COVID-19 patients who experience a stroke face a much greater risk of severe disability or death, according to a new study published in the Journal of Neurology, Neurosurgery & Psychiatry.
The new analysis focused on 81 hospitalized COVID-19 patients who experienced an ischemic stroke and five who experienced an intracerebral hemorrhage from March 9 to July 5, 2020. Outcomes were compared with nearly 1,200 ischemic stroke patients and nearly 200 intracerebral hemorrhage patients who showed no signs of COVID-19. All patients, including those who did not have COVID-19, were treated in one of 13 hospitals in England and Scotland.
Perhaps the team’s most eye-opening finding was that stroke patients with COVID-19 were twice as likely to leave the hospital still showing clear signs of severe disability. The percentage of strokes involving multiple large vessel occlusions (17.9% vs. 8.1%) and strokes resulting in inpatient mortality (19.8% vs. 9.6%) were also much higher among COVID-19 patients.
In addition, the team added, COVID-related strokes appeared to be much worse for Asian patients. What, exactly, that means remains unclear at this point in time.

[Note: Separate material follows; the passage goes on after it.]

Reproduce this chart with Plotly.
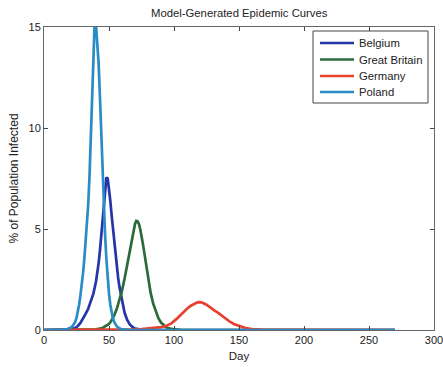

“Our study suggests that COVID-19 has had more impact on strokes in the Asian community than in other ethnic groups,” said lead author Richard J. Perry, PhD, also of the UCL Queen Square Institute of Neurology. “We cannot say from our data whether this is because people of Asian descent are more likely to catch COVID-19, or whether Asian patients with COVID-19 are more likely to have ischemic strokes, or both.”